Entries taken from a collection:

#####

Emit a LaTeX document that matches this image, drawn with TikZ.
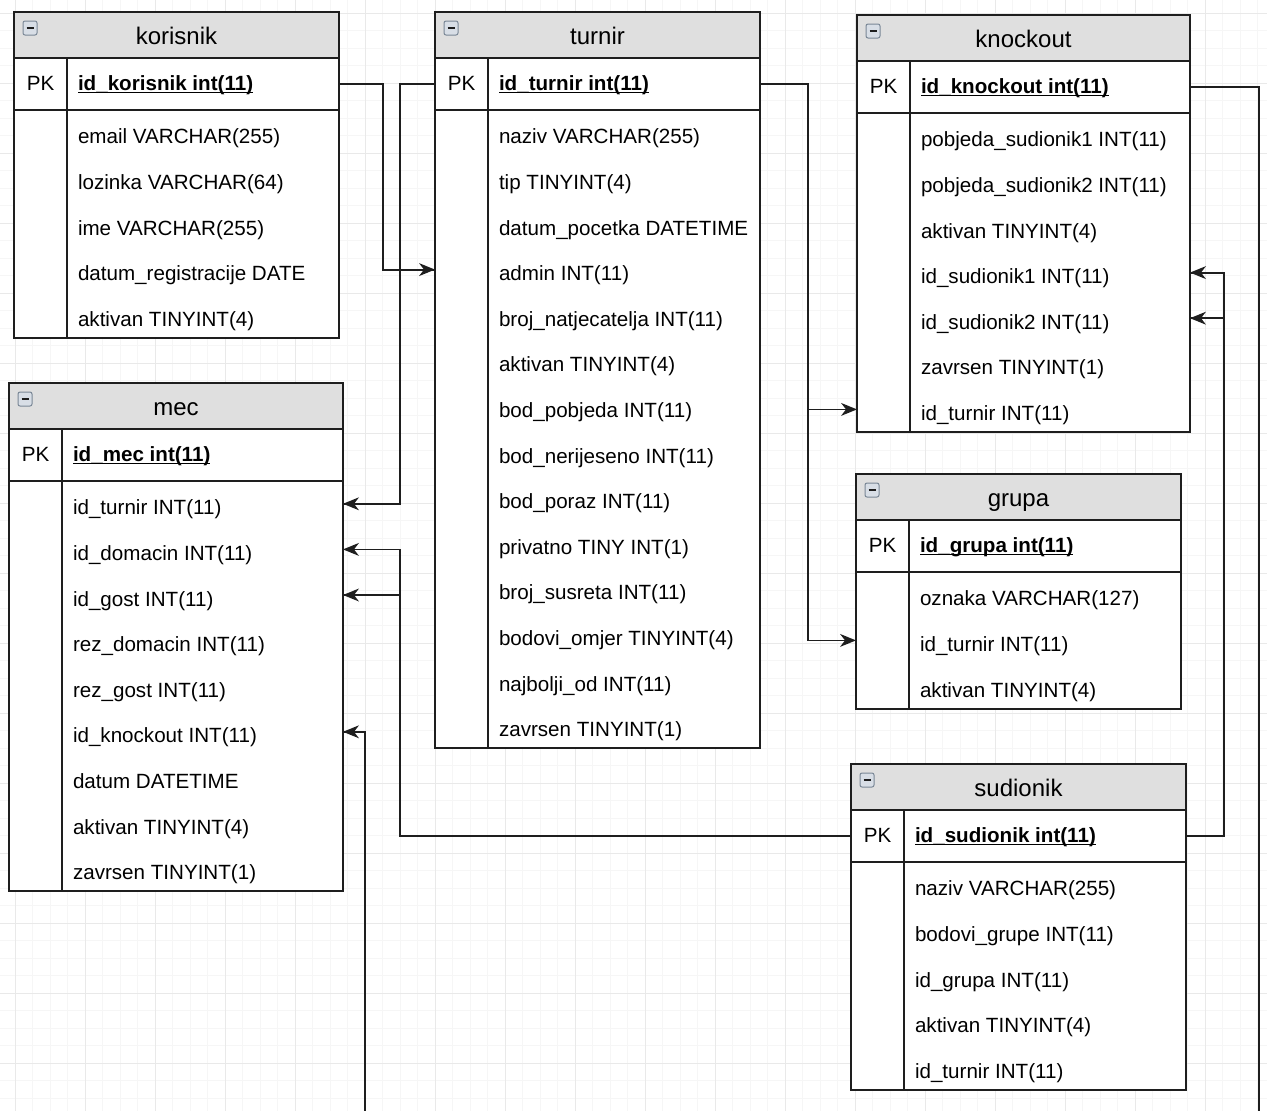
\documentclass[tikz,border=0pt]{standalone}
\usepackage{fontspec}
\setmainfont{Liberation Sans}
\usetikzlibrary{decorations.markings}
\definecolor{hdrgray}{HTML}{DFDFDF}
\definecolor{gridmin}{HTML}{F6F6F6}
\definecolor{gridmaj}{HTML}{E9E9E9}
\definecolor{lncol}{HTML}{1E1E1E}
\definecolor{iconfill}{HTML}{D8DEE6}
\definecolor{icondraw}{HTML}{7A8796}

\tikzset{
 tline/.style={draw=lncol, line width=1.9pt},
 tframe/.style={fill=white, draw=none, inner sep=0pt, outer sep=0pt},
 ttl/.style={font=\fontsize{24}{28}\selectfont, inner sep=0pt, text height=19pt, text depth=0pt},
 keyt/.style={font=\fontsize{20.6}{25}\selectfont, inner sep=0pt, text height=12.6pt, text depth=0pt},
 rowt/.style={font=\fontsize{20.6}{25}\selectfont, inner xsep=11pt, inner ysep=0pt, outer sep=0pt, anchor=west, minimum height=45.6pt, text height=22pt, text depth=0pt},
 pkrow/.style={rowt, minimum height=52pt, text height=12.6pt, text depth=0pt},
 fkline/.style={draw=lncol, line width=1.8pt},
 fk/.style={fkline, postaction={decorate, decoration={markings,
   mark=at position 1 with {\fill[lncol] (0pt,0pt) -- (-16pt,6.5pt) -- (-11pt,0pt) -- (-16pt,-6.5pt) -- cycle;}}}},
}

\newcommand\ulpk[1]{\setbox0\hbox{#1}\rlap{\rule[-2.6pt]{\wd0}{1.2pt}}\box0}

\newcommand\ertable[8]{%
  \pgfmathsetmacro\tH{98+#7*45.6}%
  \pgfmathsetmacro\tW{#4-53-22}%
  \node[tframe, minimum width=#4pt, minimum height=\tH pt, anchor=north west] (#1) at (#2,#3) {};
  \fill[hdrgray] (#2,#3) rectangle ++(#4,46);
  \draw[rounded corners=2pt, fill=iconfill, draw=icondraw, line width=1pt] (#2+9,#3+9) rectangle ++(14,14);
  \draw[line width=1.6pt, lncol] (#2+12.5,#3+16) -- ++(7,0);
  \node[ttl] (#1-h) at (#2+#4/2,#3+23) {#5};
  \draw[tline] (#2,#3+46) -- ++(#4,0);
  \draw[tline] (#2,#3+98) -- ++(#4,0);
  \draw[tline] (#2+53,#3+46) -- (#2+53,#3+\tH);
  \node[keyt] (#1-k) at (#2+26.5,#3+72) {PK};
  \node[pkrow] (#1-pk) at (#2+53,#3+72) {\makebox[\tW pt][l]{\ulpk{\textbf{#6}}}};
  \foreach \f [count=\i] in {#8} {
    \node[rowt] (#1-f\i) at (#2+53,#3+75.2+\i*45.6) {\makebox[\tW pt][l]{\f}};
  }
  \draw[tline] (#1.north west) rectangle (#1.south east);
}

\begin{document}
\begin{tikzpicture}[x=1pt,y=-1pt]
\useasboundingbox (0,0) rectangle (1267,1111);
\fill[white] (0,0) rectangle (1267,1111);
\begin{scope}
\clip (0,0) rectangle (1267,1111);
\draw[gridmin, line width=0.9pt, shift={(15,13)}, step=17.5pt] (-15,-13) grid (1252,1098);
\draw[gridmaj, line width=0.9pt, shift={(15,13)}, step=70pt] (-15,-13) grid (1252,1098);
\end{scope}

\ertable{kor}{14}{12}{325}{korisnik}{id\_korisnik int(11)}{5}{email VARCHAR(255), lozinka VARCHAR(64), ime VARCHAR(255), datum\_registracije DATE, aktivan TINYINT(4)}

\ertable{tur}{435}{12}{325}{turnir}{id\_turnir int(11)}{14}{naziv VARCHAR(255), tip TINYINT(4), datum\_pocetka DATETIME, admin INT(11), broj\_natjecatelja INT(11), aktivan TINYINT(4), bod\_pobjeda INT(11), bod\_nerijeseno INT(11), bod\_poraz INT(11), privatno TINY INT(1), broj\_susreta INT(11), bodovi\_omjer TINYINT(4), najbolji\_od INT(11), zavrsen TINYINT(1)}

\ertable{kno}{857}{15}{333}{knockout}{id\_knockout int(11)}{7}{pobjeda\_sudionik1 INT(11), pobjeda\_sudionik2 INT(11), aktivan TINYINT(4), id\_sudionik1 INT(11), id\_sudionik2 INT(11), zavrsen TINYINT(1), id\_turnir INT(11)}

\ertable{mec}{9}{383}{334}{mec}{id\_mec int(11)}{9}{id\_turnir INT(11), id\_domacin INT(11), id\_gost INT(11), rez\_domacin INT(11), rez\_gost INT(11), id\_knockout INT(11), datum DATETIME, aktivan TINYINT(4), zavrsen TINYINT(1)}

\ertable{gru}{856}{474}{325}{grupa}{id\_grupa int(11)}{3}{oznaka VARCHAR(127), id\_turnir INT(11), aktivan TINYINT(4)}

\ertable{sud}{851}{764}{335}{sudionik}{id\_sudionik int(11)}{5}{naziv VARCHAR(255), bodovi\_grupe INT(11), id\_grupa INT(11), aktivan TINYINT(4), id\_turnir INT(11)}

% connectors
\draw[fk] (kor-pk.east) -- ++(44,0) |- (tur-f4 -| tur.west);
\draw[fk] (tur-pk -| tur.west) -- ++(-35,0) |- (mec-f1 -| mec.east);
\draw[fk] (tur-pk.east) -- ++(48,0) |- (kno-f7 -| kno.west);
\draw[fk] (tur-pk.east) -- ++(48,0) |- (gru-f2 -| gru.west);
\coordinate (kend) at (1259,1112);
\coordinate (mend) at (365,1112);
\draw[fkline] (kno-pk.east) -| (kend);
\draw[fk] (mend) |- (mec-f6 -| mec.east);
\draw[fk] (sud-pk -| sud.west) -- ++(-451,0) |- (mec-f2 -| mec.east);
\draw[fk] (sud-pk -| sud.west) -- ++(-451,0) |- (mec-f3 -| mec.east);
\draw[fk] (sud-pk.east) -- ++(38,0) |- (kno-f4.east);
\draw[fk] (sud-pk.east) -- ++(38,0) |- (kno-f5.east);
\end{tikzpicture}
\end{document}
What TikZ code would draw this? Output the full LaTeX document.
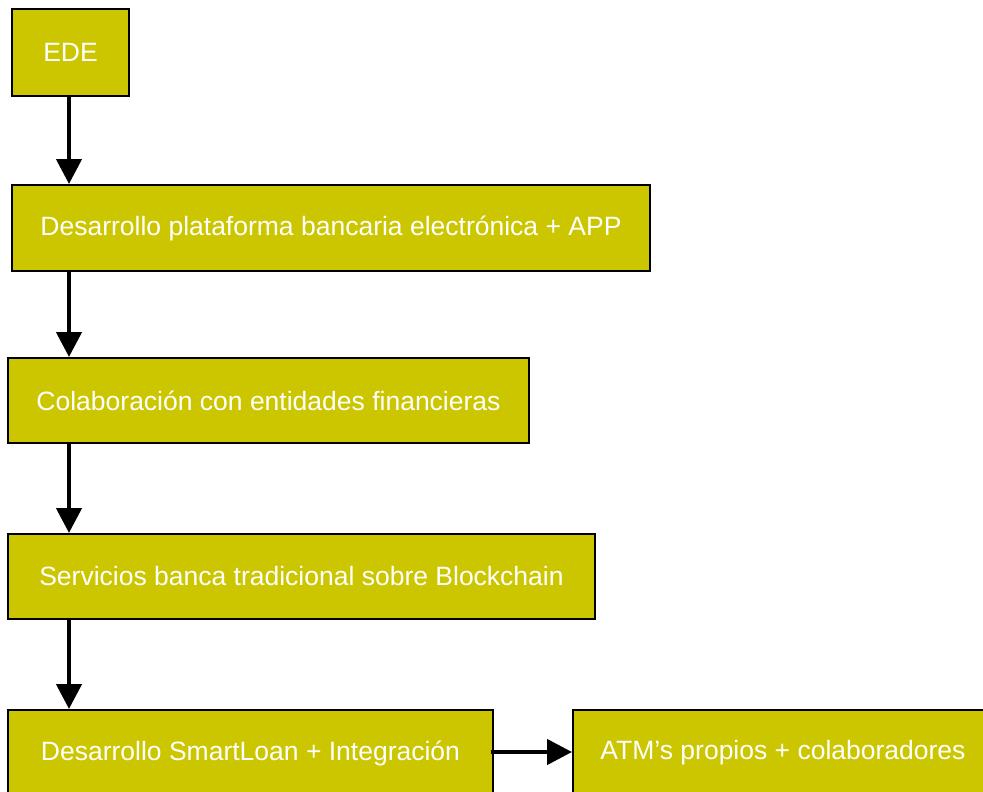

#####

:: YOUR INSTRUCTIONS ::
Images in the data above are to be skipped. Retype all other material exactly.

:: ANSWER BELOW ::
Emit a LaTeX document that matches this image, drawn with TikZ.
\documentclass[tikz,border=0pt]{standalone}
\usepackage{fontspec}
\setmainfont{Liberation Sans}
\usetikzlibrary{decorations.markings}
\definecolor{hdrgray}{HTML}{DFDFDF}
\definecolor{gridmin}{HTML}{F6F6F6}
\definecolor{gridmaj}{HTML}{E9E9E9}
\definecolor{lncol}{HTML}{1E1E1E}
\definecolor{iconfill}{HTML}{D8DEE6}
\definecolor{icondraw}{HTML}{7A8796}

\tikzset{
 tline/.style={draw=lncol, line width=1.9pt},
 tframe/.style={fill=white, draw=none, inner sep=0pt, outer sep=0pt},
 ttl/.style={font=\fontsize{24}{28}\selectfont, inner sep=0pt, text height=19pt, text depth=0pt},
 keyt/.style={font=\fontsize{20.6}{25}\selectfont, inner sep=0pt, text height=12.6pt, text depth=0pt},
 rowt/.style={font=\fontsize{20.6}{25}\selectfont, inner xsep=11pt, inner ysep=0pt, outer sep=0pt, anchor=west, minimum height=45.6pt, text height=22pt, text depth=0pt},
 pkrow/.style={rowt, minimum height=52pt, text height=12.6pt, text depth=0pt},
 fkline/.style={draw=lncol, line width=1.8pt},
 fk/.style={fkline, postaction={decorate, decoration={markings,
   mark=at position 1 with {\fill[lncol] (0pt,0pt) -- (-16pt,6.5pt) -- (-11pt,0pt) -- (-16pt,-6.5pt) -- cycle;}}}},
}

\newcommand\ulpk[1]{\setbox0\hbox{#1}\rlap{\rule[-2.6pt]{\wd0}{1.2pt}}\box0}

\newcommand\ertable[8]{%
  \pgfmathsetmacro\tH{98+#7*45.6}%
  \pgfmathsetmacro\tW{#4-53-22}%
  \node[tframe, minimum width=#4pt, minimum height=\tH pt, anchor=north west] (#1) at (#2,#3) {};
  \fill[hdrgray] (#2,#3) rectangle ++(#4,46);
  \draw[rounded corners=2pt, fill=iconfill, draw=icondraw, line width=1pt] (#2+9,#3+9) rectangle ++(14,14);
  \draw[line width=1.6pt, lncol] (#2+12.5,#3+16) -- ++(7,0);
  \node[ttl] (#1-h) at (#2+#4/2,#3+23) {#5};
  \draw[tline] (#2,#3+46) -- ++(#4,0);
  \draw[tline] (#2,#3+98) -- ++(#4,0);
  \draw[tline] (#2+53,#3+46) -- (#2+53,#3+\tH);
  \node[keyt] (#1-k) at (#2+26.5,#3+72) {PK};
  \node[pkrow] (#1-pk) at (#2+53,#3+72) {\makebox[\tW pt][l]{\ulpk{\textbf{#6}}}};
  \foreach \f [count=\i] in {#8} {
    \node[rowt] (#1-f\i) at (#2+53,#3+75.2+\i*45.6) {\makebox[\tW pt][l]{\f}};
  }
  \draw[tline] (#1.north west) rectangle (#1.south east);
}

\begin{document}
\begin{tikzpicture}[x=1pt,y=-1pt]
\useasboundingbox (0,0) rectangle (1267,1111);
\fill[white] (0,0) rectangle (1267,1111);
\begin{scope}
\clip (0,0) rectangle (1267,1111);
\draw[gridmin, line width=0.9pt, shift={(15,13)}, step=17.5pt] (-15,-13) grid (1252,1098);
\draw[gridmaj, line width=0.9pt, shift={(15,13)}, step=70pt] (-15,-13) grid (1252,1098);
\end{scope}

\ertable{kor}{14}{12}{325}{korisnik}{id\_korisnik int(11)}{5}{email VARCHAR(255), lozinka VARCHAR(64), ime VARCHAR(255), datum\_registracije DATE, aktivan TINYINT(4)}

\ertable{tur}{435}{12}{325}{turnir}{id\_turnir int(11)}{14}{naziv VARCHAR(255), tip TINYINT(4), datum\_pocetka DATETIME, admin INT(11), broj\_natjecatelja INT(11), aktivan TINYINT(4), bod\_pobjeda INT(11), bod\_nerijeseno INT(11), bod\_poraz INT(11), privatno TINY INT(1), broj\_susreta INT(11), bodovi\_omjer TINYINT(4), najbolji\_od INT(11), zavrsen TINYINT(1)}

\ertable{kno}{857}{15}{333}{knockout}{id\_knockout int(11)}{7}{pobjeda\_sudionik1 INT(11), pobjeda\_sudionik2 INT(11), aktivan TINYINT(4), id\_sudionik1 INT(11), id\_sudionik2 INT(11), zavrsen TINYINT(1), id\_turnir INT(11)}

\ertable{mec}{9}{383}{334}{mec}{id\_mec int(11)}{9}{id\_turnir INT(11), id\_domacin INT(11), id\_gost INT(11), rez\_domacin INT(11), rez\_gost INT(11), id\_knockout INT(11), datum DATETIME, aktivan TINYINT(4), zavrsen TINYINT(1)}

\ertable{gru}{856}{474}{325}{grupa}{id\_grupa int(11)}{3}{oznaka VARCHAR(127), id\_turnir INT(11), aktivan TINYINT(4)}

\ertable{sud}{851}{764}{335}{sudionik}{id\_sudionik int(11)}{5}{naziv VARCHAR(255), bodovi\_grupe INT(11), id\_grupa INT(11), aktivan TINYINT(4), id\_turnir INT(11)}

% connectors
\draw[fk] (kor-pk.east) -- ++(44,0) |- (tur-f4 -| tur.west);
\draw[fk] (tur-pk -| tur.west) -- ++(-35,0) |- (mec-f1 -| mec.east);
\draw[fk] (tur-pk.east) -- ++(48,0) |- (kno-f7 -| kno.west);
\draw[fk] (tur-pk.east) -- ++(48,0) |- (gru-f2 -| gru.west);
\coordinate (kend) at (1259,1112);
\coordinate (mend) at (365,1112);
\draw[fkline] (kno-pk.east) -| (kend);
\draw[fk] (mend) |- (mec-f6 -| mec.east);
\draw[fk] (sud-pk -| sud.west) -- ++(-451,0) |- (mec-f2 -| mec.east);
\draw[fk] (sud-pk -| sud.west) -- ++(-451,0) |- (mec-f3 -| mec.east);
\draw[fk] (sud-pk.east) -- ++(38,0) |- (kno-f4.east);
\draw[fk] (sud-pk.east) -- ++(38,0) |- (kno-f5.east);
\end{tikzpicture}
\end{document}
What TikZ code would draw this? Output the full LaTeX document.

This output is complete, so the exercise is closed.